The desired angle is independent of $n$ and the work below verifies this.

For area of $n - gon$ :

Let $BC = x$ be a side of the $n - gon$ , $AC = AB= r$ , $AD = h^*$ , and $\angle{BAD} = \dfrac{180}{n}$ .

$\dfrac{x}{2} = r \sin(\dfrac{180}{n}) \implies r = \dfrac{x}{2 \sin(\dfrac{180}{n})} \implies h^* = \dfrac{x}{2} \cot(\dfrac{180}{n}) \implies A_{\triangle{ABC}} = \dfrac{1}{4} \cot(\dfrac{180}{n}) x^2 \implies$

$A_{n - gon} = \dfrac{n}{4} \cot(\dfrac{180}{n}) x^2 \implies$ the Volume of the pyramid $V_{p} = \dfrac{n}{12} \cot(\dfrac{180}{n}) x^2 H$

Let $AC = H$ be the height of the pyramid, $BC = h^*$ , and $AB = h'$ be the slant height of the pyramid and $m\angle{CBA} = \theta$

The lateral surface area $S = \dfrac{n}{2} x h'$ .

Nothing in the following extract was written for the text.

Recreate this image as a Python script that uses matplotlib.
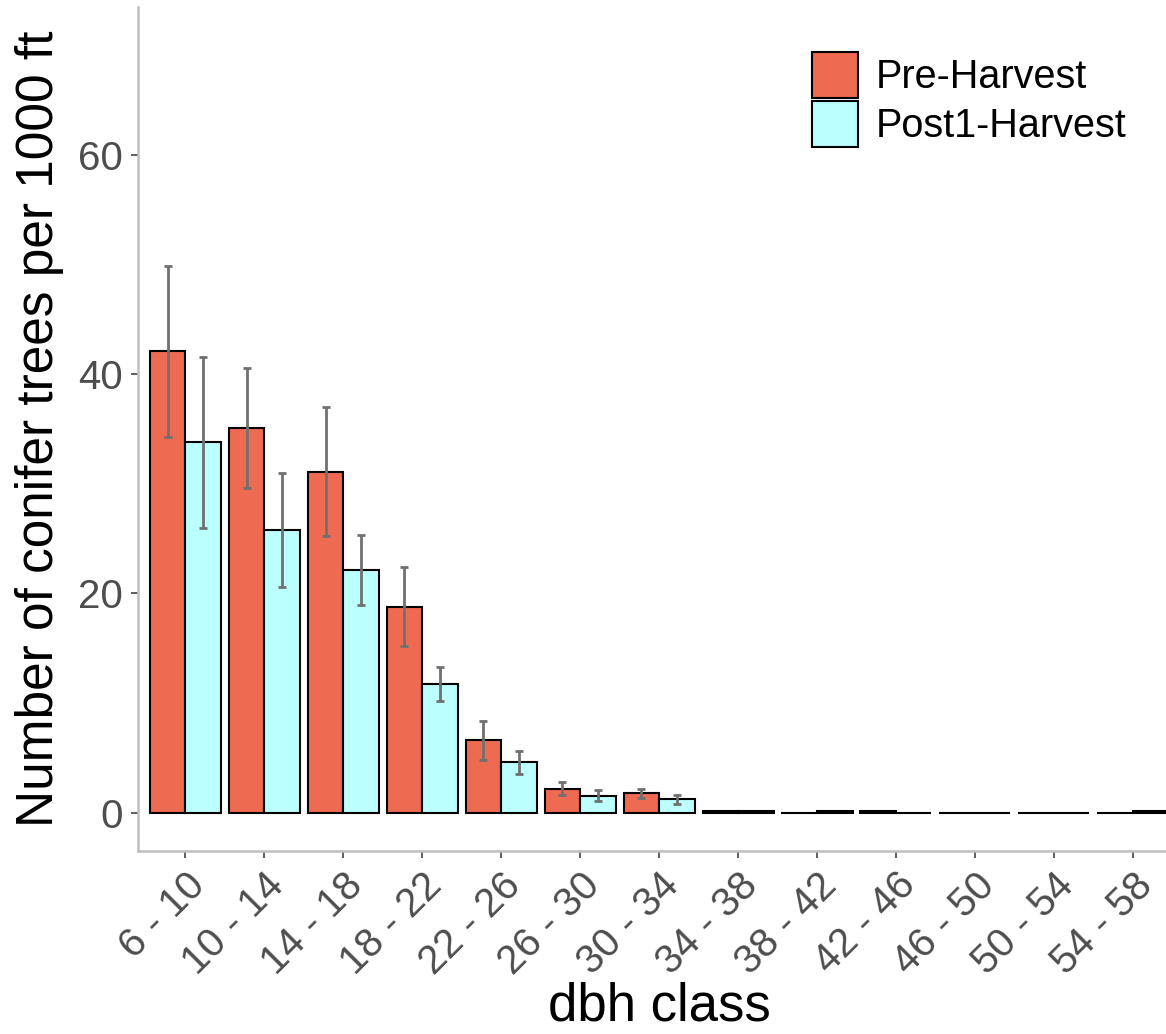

$h^* = \dfrac{x}{2} \cot(\dfrac{180}{n}) = h' \cos(\theta) \implies x = 2 \tan(\dfrac{180}{n}) \cos(\theta) h'$ and $H = h' \sin(\theta)$ and letting $u(n) = \tan(\dfrac{180}{n}) \implies$ $V_{p} = \dfrac{n}{3} u(n) \cos^2(\theta) \sin(\theta) h' = K$ and $S = n * u(n) cos(\theta) h'^2.$

$V_{p} = \dfrac{n}{3} u(n) \cos^2(\theta) \sin(\theta) h' = K \implies h' = (\dfrac{3K}{n * u(n_) cos^2(\theta) sin(\theta)})^{\dfrac{1}{3}} \implies S(\theta) = j(n) * (sec(\theta))^{\dfrac{1}{3}} (csc(\theta))^{\dfrac{2}{3}}$ , where $j(n) = (9 k^2 n * u(n))^{\dfrac{1}{3}}$

$\implies \dfrac{dS}{d\theta} = \dfrac{j(n)}{3} (sec\theta)^\dfrac{1}{3} (\csc\theta)^\dfrac{2}{3} * (\tan\theta - 2 \cot\theta) = 0 \implies$

$3 \sin^2\theta - 2 = 0 \implies \sin\theta = \pm \sqrt{\dfrac{2}{3}}$ . choosing $\sin\theta = \sqrt{\dfrac{2}{3}} \implies \theta = \boxed{54.7356^\circ}$

$\therefore$ The measure of the desired angle $\theta$ is independent of $n$ .